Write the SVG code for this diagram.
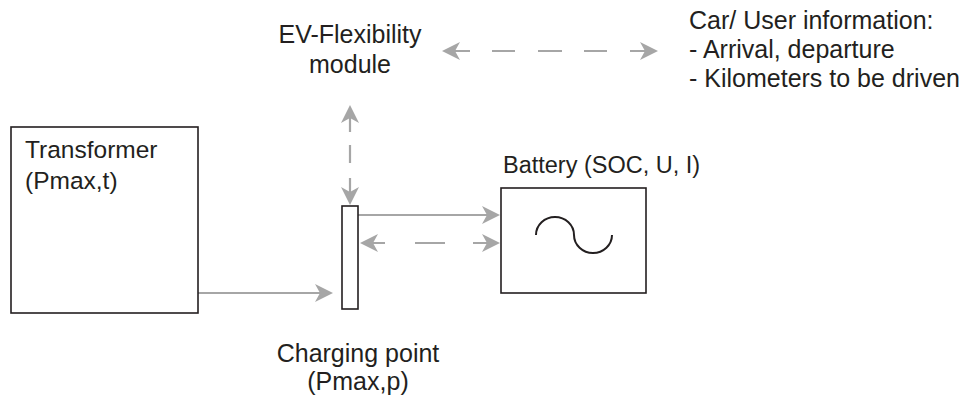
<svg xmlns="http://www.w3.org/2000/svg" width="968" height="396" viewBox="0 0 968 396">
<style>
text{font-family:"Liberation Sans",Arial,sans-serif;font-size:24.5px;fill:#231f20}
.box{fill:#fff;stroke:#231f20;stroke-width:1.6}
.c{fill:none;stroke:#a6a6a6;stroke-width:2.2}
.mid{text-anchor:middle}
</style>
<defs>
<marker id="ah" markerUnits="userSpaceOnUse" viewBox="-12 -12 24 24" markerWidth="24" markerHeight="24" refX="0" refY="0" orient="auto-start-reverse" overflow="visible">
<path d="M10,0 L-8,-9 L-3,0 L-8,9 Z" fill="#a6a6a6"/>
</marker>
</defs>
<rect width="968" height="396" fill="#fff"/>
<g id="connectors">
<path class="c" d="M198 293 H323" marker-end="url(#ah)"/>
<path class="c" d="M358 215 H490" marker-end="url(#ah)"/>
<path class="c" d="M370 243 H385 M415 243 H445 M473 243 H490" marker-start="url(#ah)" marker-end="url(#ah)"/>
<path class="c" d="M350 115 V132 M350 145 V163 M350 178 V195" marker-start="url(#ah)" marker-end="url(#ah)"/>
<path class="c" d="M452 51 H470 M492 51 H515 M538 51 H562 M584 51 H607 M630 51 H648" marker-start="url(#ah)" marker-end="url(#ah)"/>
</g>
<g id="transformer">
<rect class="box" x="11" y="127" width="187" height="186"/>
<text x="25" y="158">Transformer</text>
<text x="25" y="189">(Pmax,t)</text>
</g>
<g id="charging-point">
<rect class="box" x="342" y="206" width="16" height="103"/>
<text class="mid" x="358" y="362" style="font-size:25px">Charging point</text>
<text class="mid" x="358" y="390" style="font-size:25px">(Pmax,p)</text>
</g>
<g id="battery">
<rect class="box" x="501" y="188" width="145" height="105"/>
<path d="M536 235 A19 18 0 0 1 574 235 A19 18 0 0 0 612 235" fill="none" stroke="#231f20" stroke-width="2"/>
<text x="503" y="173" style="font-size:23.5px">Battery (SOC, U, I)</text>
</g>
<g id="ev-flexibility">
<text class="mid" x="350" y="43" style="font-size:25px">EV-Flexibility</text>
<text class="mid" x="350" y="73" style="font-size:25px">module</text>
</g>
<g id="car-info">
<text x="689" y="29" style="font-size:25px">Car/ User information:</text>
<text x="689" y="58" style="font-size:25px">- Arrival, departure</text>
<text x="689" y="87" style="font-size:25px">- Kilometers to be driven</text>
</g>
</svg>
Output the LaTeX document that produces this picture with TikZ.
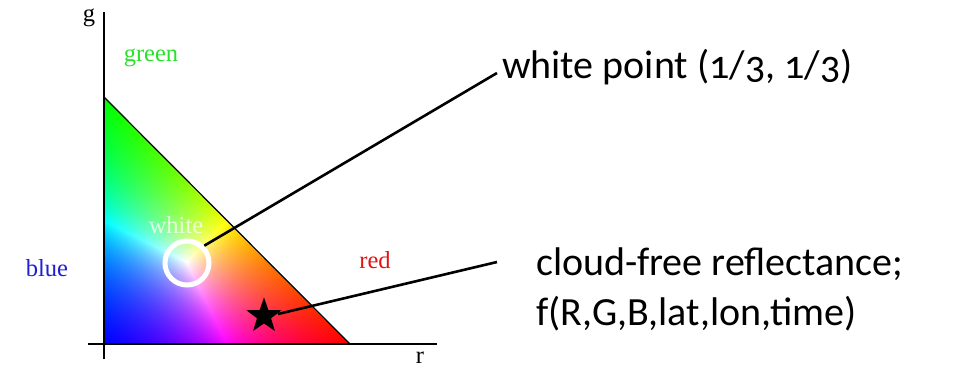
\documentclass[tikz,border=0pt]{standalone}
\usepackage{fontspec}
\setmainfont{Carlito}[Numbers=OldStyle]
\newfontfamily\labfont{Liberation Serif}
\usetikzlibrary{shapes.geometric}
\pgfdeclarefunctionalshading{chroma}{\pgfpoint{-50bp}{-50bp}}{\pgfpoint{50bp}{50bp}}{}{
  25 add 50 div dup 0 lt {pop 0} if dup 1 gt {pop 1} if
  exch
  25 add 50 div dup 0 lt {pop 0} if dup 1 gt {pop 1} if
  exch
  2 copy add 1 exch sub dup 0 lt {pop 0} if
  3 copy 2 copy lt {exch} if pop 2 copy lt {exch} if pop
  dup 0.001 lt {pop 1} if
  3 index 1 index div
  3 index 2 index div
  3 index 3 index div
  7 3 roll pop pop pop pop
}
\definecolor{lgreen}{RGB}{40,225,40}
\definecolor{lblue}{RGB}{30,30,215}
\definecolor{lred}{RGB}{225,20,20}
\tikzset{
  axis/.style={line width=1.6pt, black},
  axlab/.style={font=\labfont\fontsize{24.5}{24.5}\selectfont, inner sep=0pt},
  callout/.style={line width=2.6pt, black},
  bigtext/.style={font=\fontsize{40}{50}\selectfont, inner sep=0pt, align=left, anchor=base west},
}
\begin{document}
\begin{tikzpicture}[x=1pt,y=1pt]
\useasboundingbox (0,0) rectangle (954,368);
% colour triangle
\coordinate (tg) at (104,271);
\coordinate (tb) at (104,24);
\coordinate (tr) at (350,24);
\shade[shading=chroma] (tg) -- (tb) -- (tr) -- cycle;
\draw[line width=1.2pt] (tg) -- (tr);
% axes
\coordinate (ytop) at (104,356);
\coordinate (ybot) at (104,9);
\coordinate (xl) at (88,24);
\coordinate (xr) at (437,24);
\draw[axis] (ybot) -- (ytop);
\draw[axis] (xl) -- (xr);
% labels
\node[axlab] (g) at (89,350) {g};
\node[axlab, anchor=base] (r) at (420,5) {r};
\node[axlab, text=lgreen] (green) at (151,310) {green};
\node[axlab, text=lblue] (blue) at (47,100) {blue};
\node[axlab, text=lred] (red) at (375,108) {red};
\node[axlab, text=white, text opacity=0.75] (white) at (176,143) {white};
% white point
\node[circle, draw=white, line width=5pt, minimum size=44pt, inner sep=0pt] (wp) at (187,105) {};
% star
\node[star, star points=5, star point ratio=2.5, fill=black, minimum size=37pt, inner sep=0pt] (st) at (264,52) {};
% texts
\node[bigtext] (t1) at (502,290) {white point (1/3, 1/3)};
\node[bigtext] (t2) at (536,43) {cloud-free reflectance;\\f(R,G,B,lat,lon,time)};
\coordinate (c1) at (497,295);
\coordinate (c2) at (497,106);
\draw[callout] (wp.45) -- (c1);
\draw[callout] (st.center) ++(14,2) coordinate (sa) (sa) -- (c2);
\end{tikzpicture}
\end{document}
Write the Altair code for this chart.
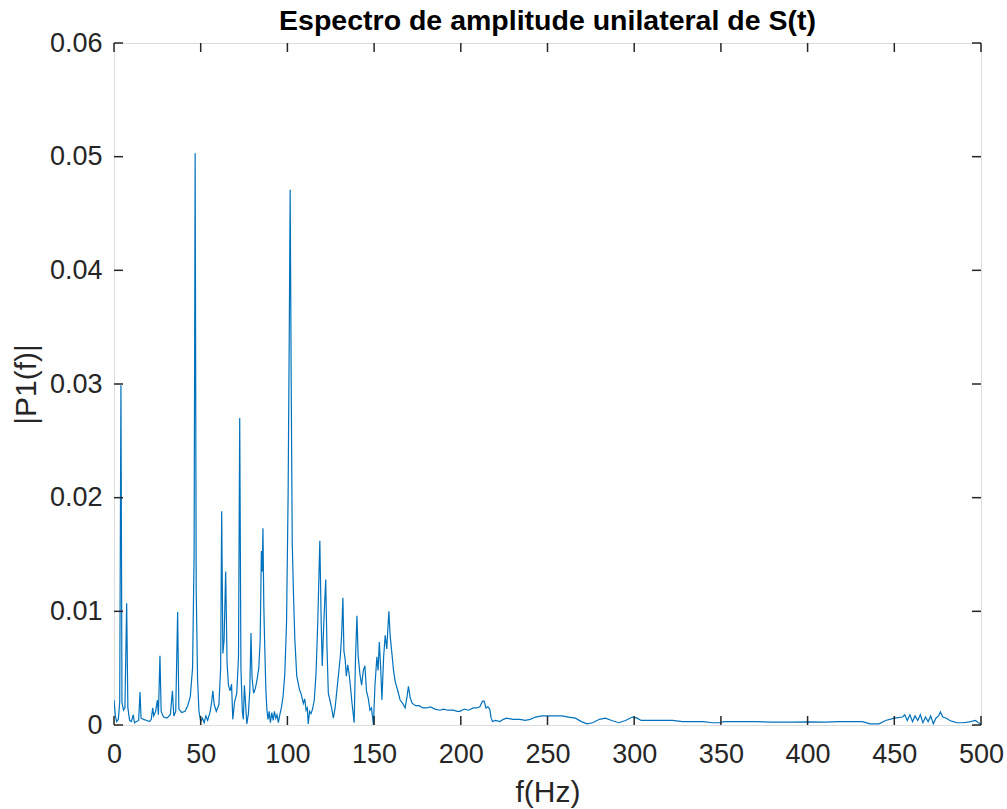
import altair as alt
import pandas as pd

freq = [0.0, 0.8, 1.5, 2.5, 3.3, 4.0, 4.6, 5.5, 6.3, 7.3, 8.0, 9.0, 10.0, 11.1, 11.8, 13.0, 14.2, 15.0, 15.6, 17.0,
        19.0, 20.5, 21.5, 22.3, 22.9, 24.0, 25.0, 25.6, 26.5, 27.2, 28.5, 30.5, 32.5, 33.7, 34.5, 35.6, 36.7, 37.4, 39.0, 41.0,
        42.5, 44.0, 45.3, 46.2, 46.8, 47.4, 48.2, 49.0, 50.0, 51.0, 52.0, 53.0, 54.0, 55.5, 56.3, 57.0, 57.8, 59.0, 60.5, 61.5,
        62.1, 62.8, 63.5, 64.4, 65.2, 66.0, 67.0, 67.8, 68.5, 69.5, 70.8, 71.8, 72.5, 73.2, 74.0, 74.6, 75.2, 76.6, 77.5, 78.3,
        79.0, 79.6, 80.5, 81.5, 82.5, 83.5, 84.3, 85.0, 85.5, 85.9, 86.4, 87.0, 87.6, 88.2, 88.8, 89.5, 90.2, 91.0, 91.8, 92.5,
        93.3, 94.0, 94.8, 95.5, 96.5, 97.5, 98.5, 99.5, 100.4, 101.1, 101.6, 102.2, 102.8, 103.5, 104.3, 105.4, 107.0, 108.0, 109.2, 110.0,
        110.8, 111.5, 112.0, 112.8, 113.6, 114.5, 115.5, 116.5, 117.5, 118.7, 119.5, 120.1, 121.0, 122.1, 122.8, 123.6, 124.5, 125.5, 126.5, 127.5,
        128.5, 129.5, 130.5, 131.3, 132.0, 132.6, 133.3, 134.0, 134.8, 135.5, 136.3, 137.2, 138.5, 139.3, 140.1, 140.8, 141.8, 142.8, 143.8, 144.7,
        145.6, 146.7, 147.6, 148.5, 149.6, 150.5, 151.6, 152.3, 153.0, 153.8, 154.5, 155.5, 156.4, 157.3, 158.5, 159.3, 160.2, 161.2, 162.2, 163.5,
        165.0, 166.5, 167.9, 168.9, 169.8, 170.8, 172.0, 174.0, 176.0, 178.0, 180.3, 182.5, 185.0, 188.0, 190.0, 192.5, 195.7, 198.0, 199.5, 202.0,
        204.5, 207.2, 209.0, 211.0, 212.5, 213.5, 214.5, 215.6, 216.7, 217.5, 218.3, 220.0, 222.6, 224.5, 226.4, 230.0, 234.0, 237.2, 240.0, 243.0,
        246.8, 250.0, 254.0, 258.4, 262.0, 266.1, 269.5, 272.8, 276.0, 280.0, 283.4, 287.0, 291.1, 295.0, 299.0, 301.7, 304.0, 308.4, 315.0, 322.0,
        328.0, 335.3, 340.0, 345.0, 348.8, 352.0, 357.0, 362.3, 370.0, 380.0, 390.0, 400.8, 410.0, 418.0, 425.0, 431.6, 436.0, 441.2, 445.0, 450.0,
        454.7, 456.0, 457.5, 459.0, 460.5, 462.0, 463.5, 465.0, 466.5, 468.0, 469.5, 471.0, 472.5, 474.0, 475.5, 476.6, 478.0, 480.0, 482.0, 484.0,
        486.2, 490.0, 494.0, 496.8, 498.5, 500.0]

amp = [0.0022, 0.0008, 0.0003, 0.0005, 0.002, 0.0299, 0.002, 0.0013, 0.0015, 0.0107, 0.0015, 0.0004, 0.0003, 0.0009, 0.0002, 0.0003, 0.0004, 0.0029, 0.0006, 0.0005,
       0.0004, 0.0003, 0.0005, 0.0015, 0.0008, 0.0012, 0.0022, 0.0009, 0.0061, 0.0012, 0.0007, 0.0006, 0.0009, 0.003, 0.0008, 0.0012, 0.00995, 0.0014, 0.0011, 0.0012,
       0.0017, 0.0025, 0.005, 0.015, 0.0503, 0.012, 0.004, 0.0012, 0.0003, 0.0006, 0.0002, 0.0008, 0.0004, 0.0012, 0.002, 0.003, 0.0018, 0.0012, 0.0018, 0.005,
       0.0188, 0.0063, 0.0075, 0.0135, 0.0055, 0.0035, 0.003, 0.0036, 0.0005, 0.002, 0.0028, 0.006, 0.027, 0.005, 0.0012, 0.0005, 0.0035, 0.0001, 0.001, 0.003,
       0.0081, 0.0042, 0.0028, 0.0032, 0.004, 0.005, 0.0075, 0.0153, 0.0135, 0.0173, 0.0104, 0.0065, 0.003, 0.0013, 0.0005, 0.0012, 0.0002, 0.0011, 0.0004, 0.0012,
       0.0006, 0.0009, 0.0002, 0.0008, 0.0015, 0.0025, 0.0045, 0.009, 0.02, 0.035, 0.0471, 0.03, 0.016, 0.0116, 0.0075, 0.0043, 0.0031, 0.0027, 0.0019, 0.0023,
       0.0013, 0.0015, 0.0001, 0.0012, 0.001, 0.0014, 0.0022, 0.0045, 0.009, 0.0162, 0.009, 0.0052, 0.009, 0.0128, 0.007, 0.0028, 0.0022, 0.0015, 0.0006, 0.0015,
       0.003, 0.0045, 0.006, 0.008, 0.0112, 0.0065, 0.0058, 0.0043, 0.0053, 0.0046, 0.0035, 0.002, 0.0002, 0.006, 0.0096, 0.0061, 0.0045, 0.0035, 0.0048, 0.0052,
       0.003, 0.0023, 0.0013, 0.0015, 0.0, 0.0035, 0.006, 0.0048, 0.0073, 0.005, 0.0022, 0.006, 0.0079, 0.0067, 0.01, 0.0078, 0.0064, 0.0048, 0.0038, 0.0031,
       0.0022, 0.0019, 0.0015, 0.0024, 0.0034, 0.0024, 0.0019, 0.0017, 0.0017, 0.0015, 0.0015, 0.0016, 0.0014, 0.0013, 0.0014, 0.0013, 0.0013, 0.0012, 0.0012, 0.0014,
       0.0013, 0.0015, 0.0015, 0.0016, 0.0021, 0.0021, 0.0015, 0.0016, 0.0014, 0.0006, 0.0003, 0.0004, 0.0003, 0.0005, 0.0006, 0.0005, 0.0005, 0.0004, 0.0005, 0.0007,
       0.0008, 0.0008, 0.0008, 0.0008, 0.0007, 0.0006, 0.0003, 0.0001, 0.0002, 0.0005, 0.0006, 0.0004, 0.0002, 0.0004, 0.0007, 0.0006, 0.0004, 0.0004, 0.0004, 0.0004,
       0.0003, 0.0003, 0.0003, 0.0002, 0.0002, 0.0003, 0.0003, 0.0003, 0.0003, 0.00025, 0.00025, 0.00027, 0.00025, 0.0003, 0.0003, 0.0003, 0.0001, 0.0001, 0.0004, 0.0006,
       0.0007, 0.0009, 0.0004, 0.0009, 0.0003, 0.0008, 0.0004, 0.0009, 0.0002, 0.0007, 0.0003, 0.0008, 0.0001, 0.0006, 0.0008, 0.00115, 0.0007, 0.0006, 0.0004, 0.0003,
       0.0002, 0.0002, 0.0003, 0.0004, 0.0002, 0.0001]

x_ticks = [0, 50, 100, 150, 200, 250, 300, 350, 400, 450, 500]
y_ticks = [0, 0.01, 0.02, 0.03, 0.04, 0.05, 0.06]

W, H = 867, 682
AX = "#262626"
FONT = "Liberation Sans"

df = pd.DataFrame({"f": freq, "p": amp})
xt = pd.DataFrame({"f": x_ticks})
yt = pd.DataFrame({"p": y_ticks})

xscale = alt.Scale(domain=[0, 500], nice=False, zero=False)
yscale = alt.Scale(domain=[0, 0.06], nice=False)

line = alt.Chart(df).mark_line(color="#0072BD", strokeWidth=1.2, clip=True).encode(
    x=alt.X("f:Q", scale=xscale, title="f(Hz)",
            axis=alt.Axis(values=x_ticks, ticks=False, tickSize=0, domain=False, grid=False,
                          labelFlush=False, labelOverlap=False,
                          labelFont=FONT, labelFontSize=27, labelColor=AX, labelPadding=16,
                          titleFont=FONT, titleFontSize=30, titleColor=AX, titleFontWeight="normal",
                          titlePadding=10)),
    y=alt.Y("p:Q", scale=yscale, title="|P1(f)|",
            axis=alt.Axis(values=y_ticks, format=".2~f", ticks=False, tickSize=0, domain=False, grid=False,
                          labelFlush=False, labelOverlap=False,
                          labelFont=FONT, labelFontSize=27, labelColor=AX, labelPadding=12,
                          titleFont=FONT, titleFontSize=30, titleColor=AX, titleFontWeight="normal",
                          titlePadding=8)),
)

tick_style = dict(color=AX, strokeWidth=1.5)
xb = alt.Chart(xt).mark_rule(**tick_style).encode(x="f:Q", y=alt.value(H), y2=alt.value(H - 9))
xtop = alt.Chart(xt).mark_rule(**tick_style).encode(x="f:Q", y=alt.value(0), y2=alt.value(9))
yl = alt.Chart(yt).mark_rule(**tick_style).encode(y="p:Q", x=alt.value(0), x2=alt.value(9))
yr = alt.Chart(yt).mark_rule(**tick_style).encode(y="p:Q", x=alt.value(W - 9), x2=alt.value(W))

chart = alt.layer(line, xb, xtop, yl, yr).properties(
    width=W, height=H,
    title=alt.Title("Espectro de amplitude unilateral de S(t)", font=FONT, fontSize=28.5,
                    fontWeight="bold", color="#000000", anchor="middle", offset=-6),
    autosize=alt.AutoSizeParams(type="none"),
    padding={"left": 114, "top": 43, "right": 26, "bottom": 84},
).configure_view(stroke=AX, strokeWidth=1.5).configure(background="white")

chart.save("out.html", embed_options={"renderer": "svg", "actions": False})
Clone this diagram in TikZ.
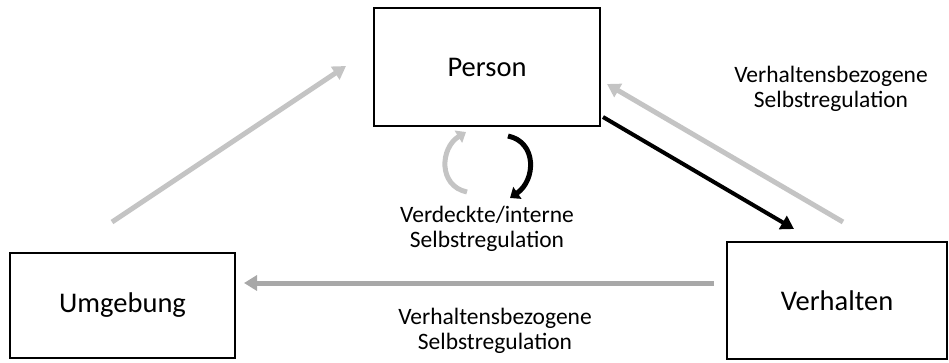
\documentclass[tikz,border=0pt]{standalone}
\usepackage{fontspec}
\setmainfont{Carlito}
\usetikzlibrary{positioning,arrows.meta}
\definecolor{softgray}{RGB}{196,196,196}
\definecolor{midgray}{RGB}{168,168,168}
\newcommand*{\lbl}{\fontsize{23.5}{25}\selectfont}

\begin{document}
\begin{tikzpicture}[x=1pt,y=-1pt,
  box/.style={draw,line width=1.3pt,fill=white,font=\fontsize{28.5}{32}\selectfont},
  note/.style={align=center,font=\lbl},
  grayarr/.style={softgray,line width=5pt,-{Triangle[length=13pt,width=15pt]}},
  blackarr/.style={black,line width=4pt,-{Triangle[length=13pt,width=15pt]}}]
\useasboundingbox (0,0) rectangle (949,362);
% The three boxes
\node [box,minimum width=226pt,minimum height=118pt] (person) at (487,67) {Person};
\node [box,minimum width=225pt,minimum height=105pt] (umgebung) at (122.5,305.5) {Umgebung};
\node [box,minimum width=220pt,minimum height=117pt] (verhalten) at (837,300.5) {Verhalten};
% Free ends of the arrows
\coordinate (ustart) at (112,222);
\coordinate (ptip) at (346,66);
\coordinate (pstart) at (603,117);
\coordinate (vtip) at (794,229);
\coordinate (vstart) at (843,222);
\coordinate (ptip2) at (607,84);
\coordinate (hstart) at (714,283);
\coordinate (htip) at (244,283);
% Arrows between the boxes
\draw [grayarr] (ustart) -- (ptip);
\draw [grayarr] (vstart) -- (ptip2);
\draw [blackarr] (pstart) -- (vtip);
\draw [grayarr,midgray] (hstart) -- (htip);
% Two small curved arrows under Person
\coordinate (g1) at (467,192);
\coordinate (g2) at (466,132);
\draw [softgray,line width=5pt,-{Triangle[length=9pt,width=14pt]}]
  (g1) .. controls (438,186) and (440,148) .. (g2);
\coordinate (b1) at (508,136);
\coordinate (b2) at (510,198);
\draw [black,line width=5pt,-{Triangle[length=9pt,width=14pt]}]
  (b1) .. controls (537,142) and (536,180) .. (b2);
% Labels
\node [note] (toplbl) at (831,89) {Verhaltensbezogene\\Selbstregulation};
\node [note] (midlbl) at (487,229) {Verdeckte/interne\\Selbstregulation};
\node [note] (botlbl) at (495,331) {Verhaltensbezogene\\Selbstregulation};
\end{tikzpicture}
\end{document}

## Set task
Look above for the line with "Write the Altair code for this chart." and the line with "import pandas as pd"; set down those two lines and all lines between them exactly, without pictures and without anything else.

## Exercise output
Write the Altair code for this chart.
import altair as alt
import pandas as pd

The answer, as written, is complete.